The Gebel el Arak knife
This flint knife with a carved ivory handle was found near Denderah. It is one of the oldest examples of bas-relief carving. The whole knife is 25 cm, the handle about 10 cm long.
It depicts two groups of men fighting each other
above two rows of ships. The men attacking from the left are armed with clubs, maces and short bows, while the other group seem to be unarmed. This may mean a raid against civilians. They all wear penile sheaths and are barefoot - suggesting a very ancient raid.
On the reverse side, a man in the attire of a Sumerian Priest-King is depicted holding two lions apart. The lion usually symbolizes a King. Therefore this scene may represent a Sumerian King acting as a mediator between the two warring kingdoms depicted on the front side.

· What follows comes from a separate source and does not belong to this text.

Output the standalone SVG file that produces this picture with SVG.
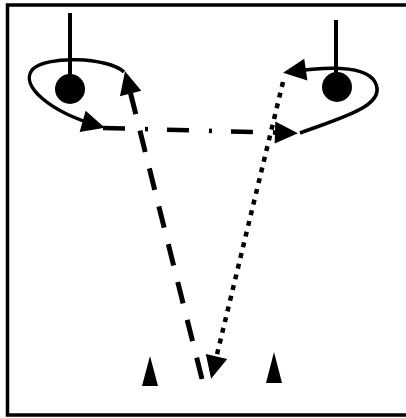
<svg xmlns="http://www.w3.org/2000/svg" width="406" height="418" viewBox="0 0 406 418">
<style>
.frame{fill:none;stroke:#000;stroke-width:3.5}
.stick{stroke:#000;stroke-width:4;fill:none}
.ball{fill:#000}
.cone{fill:#000}
.loop{fill:none;stroke:#000;stroke-width:3.5;marker-end:url(#ah)}
.dashdot{fill:none;stroke:#000;stroke-width:4.5;stroke-dasharray:22 20 3 19;marker-end:url(#ah)}
.dashed{fill:none;stroke:#000;stroke-width:5;stroke-dasharray:22 17;marker-end:url(#ah)}
.dotted{fill:none;stroke:#000;stroke-width:4.5;stroke-dasharray:5 6;marker-end:url(#ah)}
</style>
<defs>
<marker id="ah" viewBox="-20 -13 28 26" refX="0" refY="0" markerWidth="28" markerHeight="26" markerUnits="userSpaceOnUse" orient="auto">
<path d="M6,0 L-17,-11 L-17,11 Z" fill="#000"/>
</marker>
</defs>
<rect width="406" height="418" fill="#fff"/>
<rect class="frame" x="7.5" y="5" width="410" height="410"/>
<g id="player-left">
<line class="stick" x1="70" y1="13" x2="70" y2="88"/>
<circle class="ball" cx="70" cy="89" r="15"/>
</g>
<g id="player-right">
<line class="stick" x1="336" y1="20" x2="336" y2="86"/>
<circle class="ball" cx="337" cy="87" r="15"/>
</g>
<g id="cone-left">
<polygon class="cone" points="150,356 142,386 158,386"/>
</g>
<g id="cone-right">
<polygon class="cone" points="274,352 266,383 282,383"/>
</g>
<g id="connectors">
<path class="loop" d="M124,72 C108,57 45,55 32,70 C20,86 50,112 99,126"/>
<path class="loop" d="M300,133 C340,118 388,106 375,82 C366,66 330,66 289,72"/>
<path class="dashdot" d="M103,128 L292,133"/>
<path class="dashed" d="M202,379 L126.5,77"/>
<path class="dotted" d="M283,82 L212.5,373"/>
</g>
</svg>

None of the people depicted on this knife appear to be Egyptian, therefore this may be a Mesopotamian knife presented to an Egyptian King as a gift, or taken as booty. It brings to mind the following excerpt from the legend of Sargon.
From the Legend of Sargon the Great: Not content with just dominating Sumer, and having a desire to secure favorable trade for Agade throughout the known world. Sargon continued on to defeat cities along the middle Euphrates and into northern Syria and the silver-rich mountains of southern Anatolia. He also dominated Susa, a city in Elam, which encompassed the Zagros Mountains of western Elam. Elam is also where the only truly contemporary record of his reign has been uncovered.
It is said that such was his fame that some merchants in an Anatolian city, probably in central Turkey, begged him to intervene in a local quarrel, and, according to the legend, Sargon, with a band of warriors, made a fabulous journey to the still un-located city of Burushanda (Purshahanda). At the end of which, little more than his appearance was needed to settle the dispute.